-- Aim of the exercise --
Give back exactly the lines from the beginning of the listing below to the line holding "Chart.register(...registerables);", both ends included; the pictures stay out.

-- Data provided --
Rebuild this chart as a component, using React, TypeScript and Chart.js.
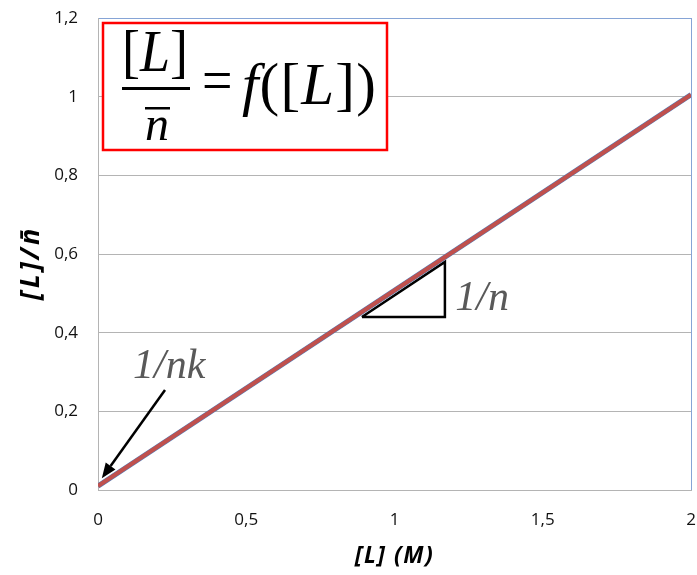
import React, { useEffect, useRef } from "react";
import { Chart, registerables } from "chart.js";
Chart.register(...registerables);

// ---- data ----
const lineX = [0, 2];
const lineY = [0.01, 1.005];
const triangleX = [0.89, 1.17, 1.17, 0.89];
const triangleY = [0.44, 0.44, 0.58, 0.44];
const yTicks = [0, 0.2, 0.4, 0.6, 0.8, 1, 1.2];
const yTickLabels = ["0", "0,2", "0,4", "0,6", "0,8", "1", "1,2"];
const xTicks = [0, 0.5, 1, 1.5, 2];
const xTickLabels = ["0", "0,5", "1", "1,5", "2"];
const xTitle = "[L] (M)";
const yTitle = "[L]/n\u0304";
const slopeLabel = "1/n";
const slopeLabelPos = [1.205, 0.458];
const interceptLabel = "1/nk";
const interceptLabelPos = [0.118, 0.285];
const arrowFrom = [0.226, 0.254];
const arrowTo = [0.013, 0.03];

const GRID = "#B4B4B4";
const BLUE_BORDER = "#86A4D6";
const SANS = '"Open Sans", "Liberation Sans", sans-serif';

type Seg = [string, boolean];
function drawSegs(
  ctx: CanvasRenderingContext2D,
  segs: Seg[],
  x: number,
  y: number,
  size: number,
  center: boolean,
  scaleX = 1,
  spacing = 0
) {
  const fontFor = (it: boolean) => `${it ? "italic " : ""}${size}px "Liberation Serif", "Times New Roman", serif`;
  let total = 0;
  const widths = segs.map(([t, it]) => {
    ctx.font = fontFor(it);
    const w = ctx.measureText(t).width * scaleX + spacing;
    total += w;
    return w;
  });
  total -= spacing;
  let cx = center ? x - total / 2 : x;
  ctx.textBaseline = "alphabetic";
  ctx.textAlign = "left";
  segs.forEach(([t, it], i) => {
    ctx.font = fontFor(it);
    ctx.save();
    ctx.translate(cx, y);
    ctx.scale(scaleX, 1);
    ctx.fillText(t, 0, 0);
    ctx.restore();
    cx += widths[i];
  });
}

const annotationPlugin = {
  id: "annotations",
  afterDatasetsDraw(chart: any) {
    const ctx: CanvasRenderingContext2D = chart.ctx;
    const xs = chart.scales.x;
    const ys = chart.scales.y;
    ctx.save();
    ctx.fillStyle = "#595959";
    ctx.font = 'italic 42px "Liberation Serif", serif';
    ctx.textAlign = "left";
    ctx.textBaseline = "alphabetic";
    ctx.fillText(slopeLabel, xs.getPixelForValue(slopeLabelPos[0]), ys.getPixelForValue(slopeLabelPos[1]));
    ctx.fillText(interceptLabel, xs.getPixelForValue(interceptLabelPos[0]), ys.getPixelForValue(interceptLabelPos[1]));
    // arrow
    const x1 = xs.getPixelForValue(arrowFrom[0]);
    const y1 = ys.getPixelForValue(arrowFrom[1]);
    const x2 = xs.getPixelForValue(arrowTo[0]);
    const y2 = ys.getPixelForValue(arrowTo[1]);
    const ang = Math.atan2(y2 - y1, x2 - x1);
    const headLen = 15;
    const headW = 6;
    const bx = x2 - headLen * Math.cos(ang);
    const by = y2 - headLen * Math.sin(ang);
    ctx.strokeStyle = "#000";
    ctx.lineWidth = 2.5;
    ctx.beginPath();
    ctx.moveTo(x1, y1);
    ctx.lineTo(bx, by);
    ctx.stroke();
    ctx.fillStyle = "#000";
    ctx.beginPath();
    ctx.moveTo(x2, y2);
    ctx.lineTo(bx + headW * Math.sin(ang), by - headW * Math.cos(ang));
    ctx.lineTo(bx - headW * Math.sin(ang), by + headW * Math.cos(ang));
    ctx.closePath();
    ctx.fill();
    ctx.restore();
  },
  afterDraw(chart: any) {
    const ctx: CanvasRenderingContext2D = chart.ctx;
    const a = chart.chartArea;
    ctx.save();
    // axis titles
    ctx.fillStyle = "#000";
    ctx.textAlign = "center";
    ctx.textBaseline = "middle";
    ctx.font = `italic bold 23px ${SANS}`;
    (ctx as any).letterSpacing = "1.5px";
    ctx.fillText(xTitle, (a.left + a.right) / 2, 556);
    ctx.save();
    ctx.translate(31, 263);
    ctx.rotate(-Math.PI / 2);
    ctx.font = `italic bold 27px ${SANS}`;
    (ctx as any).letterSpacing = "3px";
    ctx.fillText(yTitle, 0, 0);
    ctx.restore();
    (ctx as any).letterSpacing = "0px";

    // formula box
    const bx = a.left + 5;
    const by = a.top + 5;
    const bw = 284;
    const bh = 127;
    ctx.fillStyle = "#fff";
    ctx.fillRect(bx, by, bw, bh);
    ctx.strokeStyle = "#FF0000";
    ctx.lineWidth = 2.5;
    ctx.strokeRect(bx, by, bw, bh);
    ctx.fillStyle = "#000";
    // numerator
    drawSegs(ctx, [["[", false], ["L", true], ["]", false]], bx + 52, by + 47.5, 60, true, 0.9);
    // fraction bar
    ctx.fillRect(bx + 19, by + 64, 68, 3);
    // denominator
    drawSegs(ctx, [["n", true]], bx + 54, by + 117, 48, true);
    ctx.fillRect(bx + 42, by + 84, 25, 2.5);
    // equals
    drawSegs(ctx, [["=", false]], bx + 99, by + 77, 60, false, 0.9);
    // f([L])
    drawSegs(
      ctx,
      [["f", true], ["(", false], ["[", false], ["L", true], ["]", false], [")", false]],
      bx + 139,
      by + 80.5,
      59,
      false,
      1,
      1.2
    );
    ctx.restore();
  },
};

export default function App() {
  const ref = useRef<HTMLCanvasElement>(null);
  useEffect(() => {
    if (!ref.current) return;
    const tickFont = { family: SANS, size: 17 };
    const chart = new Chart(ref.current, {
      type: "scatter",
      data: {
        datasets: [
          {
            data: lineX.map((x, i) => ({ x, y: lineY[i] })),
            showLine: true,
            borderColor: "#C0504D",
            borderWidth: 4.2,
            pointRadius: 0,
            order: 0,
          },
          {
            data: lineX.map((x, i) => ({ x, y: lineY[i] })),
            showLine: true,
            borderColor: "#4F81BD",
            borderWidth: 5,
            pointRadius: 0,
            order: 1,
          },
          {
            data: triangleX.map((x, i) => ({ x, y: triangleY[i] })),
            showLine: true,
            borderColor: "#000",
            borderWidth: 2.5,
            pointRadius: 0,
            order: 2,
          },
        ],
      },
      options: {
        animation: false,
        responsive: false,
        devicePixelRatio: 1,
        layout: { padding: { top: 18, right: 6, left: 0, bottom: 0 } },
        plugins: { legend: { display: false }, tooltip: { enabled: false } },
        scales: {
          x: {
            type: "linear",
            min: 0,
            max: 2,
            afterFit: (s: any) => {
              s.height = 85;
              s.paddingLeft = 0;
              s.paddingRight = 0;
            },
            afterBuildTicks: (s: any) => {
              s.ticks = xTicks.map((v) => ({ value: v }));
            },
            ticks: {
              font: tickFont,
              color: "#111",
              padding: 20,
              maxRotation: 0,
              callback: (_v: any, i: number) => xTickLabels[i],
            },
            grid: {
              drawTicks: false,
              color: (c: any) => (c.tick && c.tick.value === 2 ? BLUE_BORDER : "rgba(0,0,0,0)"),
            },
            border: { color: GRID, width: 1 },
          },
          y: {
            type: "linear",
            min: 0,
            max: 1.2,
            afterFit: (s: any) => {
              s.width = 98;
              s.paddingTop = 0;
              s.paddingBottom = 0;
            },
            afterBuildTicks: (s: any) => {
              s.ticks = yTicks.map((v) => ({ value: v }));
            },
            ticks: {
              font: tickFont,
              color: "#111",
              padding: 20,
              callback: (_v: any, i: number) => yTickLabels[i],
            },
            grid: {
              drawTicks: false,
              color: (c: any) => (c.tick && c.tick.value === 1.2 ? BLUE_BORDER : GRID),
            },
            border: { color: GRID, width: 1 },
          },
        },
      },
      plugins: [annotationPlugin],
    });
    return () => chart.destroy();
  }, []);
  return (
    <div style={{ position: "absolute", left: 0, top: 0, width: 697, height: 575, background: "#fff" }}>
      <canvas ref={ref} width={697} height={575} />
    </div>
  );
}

-- Answer to this task --
Rebuild this chart as a component, using React, TypeScript and Chart.js.
import React, { useEffect, useRef } from "react";
import { Chart, registerables } from "chart.js";
Chart.register(...registerables);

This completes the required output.